### [Your instructions]
Begin at the first line of the data and copy each line through the one containing "const minorCount = 20;", that line included, with no pictures.

******************************

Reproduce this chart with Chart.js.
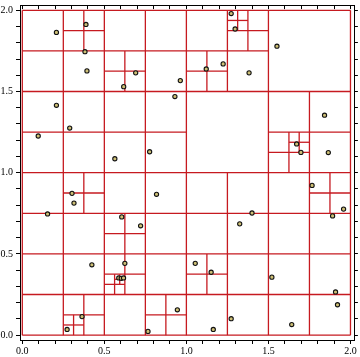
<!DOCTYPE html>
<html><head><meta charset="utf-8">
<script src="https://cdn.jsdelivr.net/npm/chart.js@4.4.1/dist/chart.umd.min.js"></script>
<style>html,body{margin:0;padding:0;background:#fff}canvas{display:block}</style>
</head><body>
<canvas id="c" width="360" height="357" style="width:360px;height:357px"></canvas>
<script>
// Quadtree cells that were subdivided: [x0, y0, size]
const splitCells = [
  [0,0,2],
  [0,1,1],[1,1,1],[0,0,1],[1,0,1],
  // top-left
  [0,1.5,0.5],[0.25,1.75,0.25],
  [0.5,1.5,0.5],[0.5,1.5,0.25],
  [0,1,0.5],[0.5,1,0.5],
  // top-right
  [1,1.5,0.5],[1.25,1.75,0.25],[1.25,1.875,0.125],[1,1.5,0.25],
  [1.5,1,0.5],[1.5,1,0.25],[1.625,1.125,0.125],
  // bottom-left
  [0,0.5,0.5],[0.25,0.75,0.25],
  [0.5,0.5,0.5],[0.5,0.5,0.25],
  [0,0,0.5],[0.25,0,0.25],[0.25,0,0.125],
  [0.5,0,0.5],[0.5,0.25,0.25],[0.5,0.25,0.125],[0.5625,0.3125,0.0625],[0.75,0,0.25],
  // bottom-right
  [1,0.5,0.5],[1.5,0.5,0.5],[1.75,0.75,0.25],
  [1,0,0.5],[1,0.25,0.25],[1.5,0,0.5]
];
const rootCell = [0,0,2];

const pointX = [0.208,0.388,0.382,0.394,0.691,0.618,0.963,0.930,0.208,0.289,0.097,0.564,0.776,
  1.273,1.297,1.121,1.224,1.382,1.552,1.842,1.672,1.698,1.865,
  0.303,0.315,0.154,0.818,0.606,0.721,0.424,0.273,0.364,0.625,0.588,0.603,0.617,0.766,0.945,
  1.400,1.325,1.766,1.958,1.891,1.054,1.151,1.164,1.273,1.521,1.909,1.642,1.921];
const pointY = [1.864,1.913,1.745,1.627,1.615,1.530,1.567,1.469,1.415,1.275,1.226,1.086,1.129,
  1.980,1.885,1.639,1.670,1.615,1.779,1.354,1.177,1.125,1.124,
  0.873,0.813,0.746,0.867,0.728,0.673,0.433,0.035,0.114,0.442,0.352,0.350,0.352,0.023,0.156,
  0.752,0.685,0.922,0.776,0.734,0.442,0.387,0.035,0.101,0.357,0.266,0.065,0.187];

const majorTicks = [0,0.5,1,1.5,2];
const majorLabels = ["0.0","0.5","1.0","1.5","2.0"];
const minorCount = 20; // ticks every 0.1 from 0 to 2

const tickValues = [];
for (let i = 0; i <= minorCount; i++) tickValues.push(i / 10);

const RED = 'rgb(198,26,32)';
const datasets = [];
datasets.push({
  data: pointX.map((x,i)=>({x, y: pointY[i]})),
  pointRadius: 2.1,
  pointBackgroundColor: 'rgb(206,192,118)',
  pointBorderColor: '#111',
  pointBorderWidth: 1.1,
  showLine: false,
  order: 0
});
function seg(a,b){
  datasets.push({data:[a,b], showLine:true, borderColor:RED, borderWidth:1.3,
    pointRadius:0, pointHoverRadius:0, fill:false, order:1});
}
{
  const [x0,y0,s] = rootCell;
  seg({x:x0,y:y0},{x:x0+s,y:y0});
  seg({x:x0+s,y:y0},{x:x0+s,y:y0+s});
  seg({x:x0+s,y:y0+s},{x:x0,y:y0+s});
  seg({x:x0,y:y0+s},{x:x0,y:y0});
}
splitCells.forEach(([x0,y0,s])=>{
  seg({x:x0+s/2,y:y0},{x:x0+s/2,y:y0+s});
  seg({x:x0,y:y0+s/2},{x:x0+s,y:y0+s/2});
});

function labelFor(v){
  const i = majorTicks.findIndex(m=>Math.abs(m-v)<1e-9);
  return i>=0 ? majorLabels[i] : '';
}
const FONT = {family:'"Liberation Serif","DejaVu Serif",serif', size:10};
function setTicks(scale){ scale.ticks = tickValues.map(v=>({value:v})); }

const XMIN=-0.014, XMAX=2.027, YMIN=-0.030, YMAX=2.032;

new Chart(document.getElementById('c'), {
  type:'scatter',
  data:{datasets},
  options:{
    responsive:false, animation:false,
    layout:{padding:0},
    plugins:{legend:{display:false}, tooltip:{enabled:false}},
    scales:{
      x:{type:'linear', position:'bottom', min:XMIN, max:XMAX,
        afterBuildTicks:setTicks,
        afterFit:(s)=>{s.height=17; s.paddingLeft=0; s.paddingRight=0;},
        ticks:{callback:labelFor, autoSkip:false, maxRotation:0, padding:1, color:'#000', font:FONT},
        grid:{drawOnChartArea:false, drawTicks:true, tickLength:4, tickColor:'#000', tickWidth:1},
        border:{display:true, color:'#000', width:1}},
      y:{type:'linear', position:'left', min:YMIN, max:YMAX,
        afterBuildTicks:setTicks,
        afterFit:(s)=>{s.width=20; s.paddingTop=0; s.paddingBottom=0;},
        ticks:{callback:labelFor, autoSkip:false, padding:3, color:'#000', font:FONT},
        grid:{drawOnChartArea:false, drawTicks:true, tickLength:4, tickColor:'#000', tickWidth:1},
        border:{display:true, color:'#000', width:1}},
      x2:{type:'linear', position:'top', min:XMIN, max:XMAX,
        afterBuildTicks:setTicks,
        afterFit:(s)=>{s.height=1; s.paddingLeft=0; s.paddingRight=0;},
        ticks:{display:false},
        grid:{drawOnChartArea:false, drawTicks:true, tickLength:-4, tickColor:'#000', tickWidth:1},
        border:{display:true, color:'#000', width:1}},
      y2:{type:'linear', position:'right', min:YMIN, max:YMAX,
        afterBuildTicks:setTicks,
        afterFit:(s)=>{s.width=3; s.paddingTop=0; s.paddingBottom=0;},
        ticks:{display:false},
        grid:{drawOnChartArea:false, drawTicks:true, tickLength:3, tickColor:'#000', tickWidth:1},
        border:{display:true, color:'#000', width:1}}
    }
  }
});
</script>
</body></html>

******************************

### [The reply]
Reproduce this chart with Chart.js.
<!DOCTYPE html>
<html><head><meta charset="utf-8">
<script src="https://cdn.jsdelivr.net/npm/chart.js@4.4.1/dist/chart.umd.min.js"></script>
<style>html,body{margin:0;padding:0;background:#fff}canvas{display:block}</style>
</head><body>
<canvas id="c" width="360" height="357" style="width:360px;height:357px"></canvas>
<script>
// Quadtree cells that were subdivided: [x0, y0, size]
const splitCells = [
  [0,0,2],
  [0,1,1],[1,1,1],[0,0,1],[1,0,1],
  // top-left
  [0,1.5,0.5],[0.25,1.75,0.25],
  [0.5,1.5,0.5],[0.5,1.5,0.25],
  [0,1,0.5],[0.5,1,0.5],
  // top-right
  [1,1.5,0.5],[1.25,1.75,0.25],[1.25,1.875,0.125],[1,1.5,0.25],
  [1.5,1,0.5],[1.5,1,0.25],[1.625,1.125,0.125],
  // bottom-left
  [0,0.5,0.5],[0.25,0.75,0.25],
  [0.5,0.5,0.5],[0.5,0.5,0.25],
  [0,0,0.5],[0.25,0,0.25],[0.25,0,0.125],
  [0.5,0,0.5],[0.5,0.25,0.25],[0.5,0.25,0.125],[0.5625,0.3125,0.0625],[0.75,0,0.25],
  // bottom-right
  [1,0.5,0.5],[1.5,0.5,0.5],[1.75,0.75,0.25],
  [1,0,0.5],[1,0.25,0.25],[1.5,0,0.5]
];
const rootCell = [0,0,2];

const pointX = [0.208,0.388,0.382,0.394,0.691,0.618,0.963,0.930,0.208,0.289,0.097,0.564,0.776,
  1.273,1.297,1.121,1.224,1.382,1.552,1.842,1.672,1.698,1.865,
  0.303,0.315,0.154,0.818,0.606,0.721,0.424,0.273,0.364,0.625,0.588,0.603,0.617,0.766,0.945,
  1.400,1.325,1.766,1.958,1.891,1.054,1.151,1.164,1.273,1.521,1.909,1.642,1.921];
const pointY = [1.864,1.913,1.745,1.627,1.615,1.530,1.567,1.469,1.415,1.275,1.226,1.086,1.129,
  1.980,1.885,1.639,1.670,1.615,1.779,1.354,1.177,1.125,1.124,
  0.873,0.813,0.746,0.867,0.728,0.673,0.433,0.035,0.114,0.442,0.352,0.350,0.352,0.023,0.156,
  0.752,0.685,0.922,0.776,0.734,0.442,0.387,0.035,0.101,0.357,0.266,0.065,0.187];

const majorTicks = [0,0.5,1,1.5,2];
const majorLabels = ["0.0","0.5","1.0","1.5","2.0"];
const minorCount = 20; // ticks every 0.1 from 0 to 2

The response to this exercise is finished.